Diversity and inclusion in Australian policing : Where are we at and where should we go?

Public Safety Leadership: Research Focus

Author Dr Abby McLeod

While the promotion of women in policing has long been on the international agenda, in the Australian context a significant increase in attention to women in policing has occurred in recent years, framed largely in terms of the business benefits commonly associated with organisational diversity. Notably, major independent reviews of organisational culture and sex discrimination have been commissioned by Victoria Police, the Australian Federal Police (AFP) and South Australia Police, and a number of jurisdictions have announced 50/50 male-female recruitment targets. These initiatives have been simultaneously welcomed and resisted by both men and women (sworn and unsworn), raising a range of questions about how best to promote gender equality in our nation’s policing institutions.

The ongoing existence of gender hostility in policing organisations validates the current focus on women in policing. Women are underrepresented in policing, particularly in senior management, and they suffer overt discrimination and higher than average rates of sexual harassment (when compared to the general community) (Elizabeth Broderick and Co., 2016; VEOHRC, 2015). This makes it difficult for them to contribute their diverse talents and skills, which ultimately disadvantages the contemporary organisation striving to innovate and operate in today’s VUCA (volatile, uncertain, complex and ambiguous) environment.

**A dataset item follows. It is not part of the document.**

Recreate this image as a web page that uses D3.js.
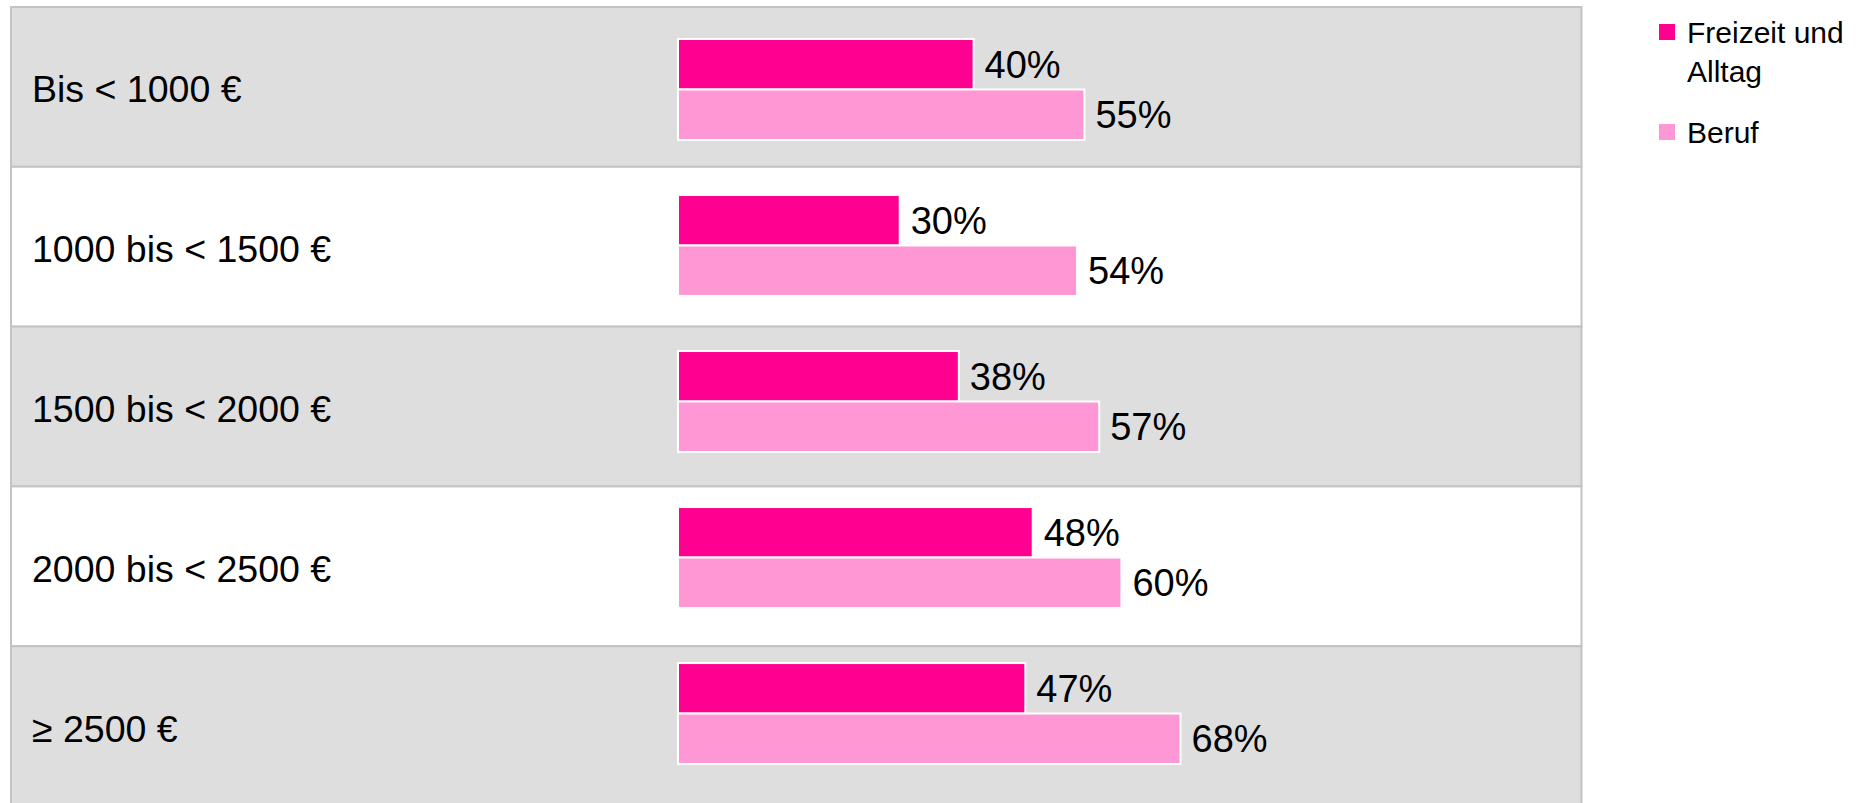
<!DOCTYPE html>
<html>
<head>
<meta charset="utf-8">
<script src="https://cdn.jsdelivr.net/npm/d3@7"></script>
<style>
  html, body { margin: 0; padding: 0; background: #ffffff; }
  svg { display: block; font-family: "Liberation Sans", Arial, sans-serif; }
</style>
</head>
<body>
<div id="chart"></div>
<script>
// Einkommensgruppen und Anteile
const categories = ["Bis < 1000 €", "1000 bis < 1500 €", "1500 bis < 2000 €", "2000 bis < 2500 €", "≥ 2500 €"];
const seriesNames = ["Freizeit und Alltag", "Beruf"];
const freizeitValues = [40, 30, 38, 48, 47];
const berufValues = [55, 54, 57, 60, 68];
const seriesColors = ["#ff0090", "#ff97d4"];

const W = 1868, H = 803;

const rows = categories.map((c, i) => ({
  cat: c,
  values: [
    { key: seriesNames[0], value: freizeitValues[i] },
    { key: seriesNames[1], value: berufValues[i] }
  ]
}));

const svg = d3.select("#chart").append("svg")
  .attr("width", W)
  .attr("height", H);

// table-like row backgrounds
const rowScale = d3.scaleBand()
  .domain(categories)
  .range([7, 806]);

svg.append("g").selectAll("rect")
  .data(categories)
  .enter().append("rect")
  .attr("x", 11)
  .attr("y", d => rowScale(d))
  .attr("width", 1570.5)
  .attr("height", rowScale.bandwidth())
  .attr("fill", (d, i) => i % 2 === 0 ? "#dedede" : "#ffffff")
  .attr("stroke", "#c3c3c3")
  .attr("stroke-width", 2);

// category labels
svg.append("g").selectAll("text")
  .data(categories)
  .enter().append("text")
  .attr("x", 32)
  .attr("y", d => rowScale(d) + rowScale.bandwidth() / 2 + 2)
  .attr("dy", "0.36em")
  .style("font-size", "37.5px")
  .style("fill", "#000")
  .text(d => d);

// bars
const x = d3.scaleLinear()
  .domain([0, 100])
  .range([678, 1417]);

const y0 = d3.scaleBand()
  .domain(categories)
  .range([39, 764])
  .paddingInner(0.353)
  .paddingOuter(0);

const y1 = d3.scaleBand()
  .domain(seriesNames)
  .range([0, y0.bandwidth()]);

const color = d3.scaleOrdinal()
  .domain(seriesNames)
  .range(seriesColors);

const groups = svg.append("g").selectAll("g")
  .data(rows)
  .enter().append("g")
  .attr("transform", d => `translate(0,${y0(d.cat)})`);

groups.selectAll("rect")
  .data(d => d.values)
  .enter().append("rect")
  .attr("x", x(0))
  .attr("y", d => y1(d.key))
  .attr("width", d => x(d.value) - x(0))
  .attr("height", y1.bandwidth())
  .attr("fill", d => color(d.key))
  .attr("stroke", "#ffffff")
  .attr("stroke-width", 2);

groups.selectAll("text")
  .data(d => d.values)
  .enter().append("text")
  .attr("x", d => x(d.value) + 11)
  .attr("y", d => y1(d.key) + y1.bandwidth() / 2)
  .attr("dy", "0.36em")
  .style("font-size", "38px")
  .style("fill", "#000")
  .text(d => d.value + "%");

// legend
const legend = svg.append("g");
const legendTop = [24, 124];

seriesNames.forEach((name, i) => {
  legend.append("rect")
    .attr("x", 1659)
    .attr("y", legendTop[i])
    .attr("width", 16)
    .attr("height", 16)
    .attr("fill", color(name));

  const t = legend.append("text")
    .attr("x", 1687)
    .attr("y", legendTop[i] + 19)
    .style("font-size", "30px")
    .style("fill", "#000");

  // wrap words to the space right of the square
  const words = name.split(" ");
  let line = [];
  let lineNo = 0;
  let tspan = t.append("tspan").attr("x", 1687).attr("dy", 0);
  words.forEach(w => {
    line.push(w);
    tspan.text(line.join(" "));
    if (tspan.node().getComputedTextLength() > 172 && line.length > 1) {
      line.pop();
      tspan.text(line.join(" "));
      line = [w];
      lineNo++;
      tspan = t.append("tspan").attr("x", 1687).attr("dy", 39).text(w);
    }
  });
});
</script>
</body>
</html>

Against this backdrop, there is growing recognition that gender diversity alone is not the only way to bring about the increased variety in thinking associated with “operational effectiveness” that our organisations are seeking. As such while targets and other measures of improved demographic diversity continue to be important, Australian policing organisations are increasingly aware that it is inclusion rather than diversity which will bring about the positive outcomes hoped for, such as increased creativity and innovation, improved productivity and increased employee satisfaction (see for example McLeod and Herrington, 2017; Workman-Stark, 2017). Reflecting this shift and to explore these complexities, and capture the current Australian state of play, in February 2017 the Australian Institute of Police Management (AIPM) hosted a workshop, Building Inclusive Police Organisations. Here we draw together discussions that occurred on the day, the challenges faced by organisations and their staff, and signpost some future directions for the profession.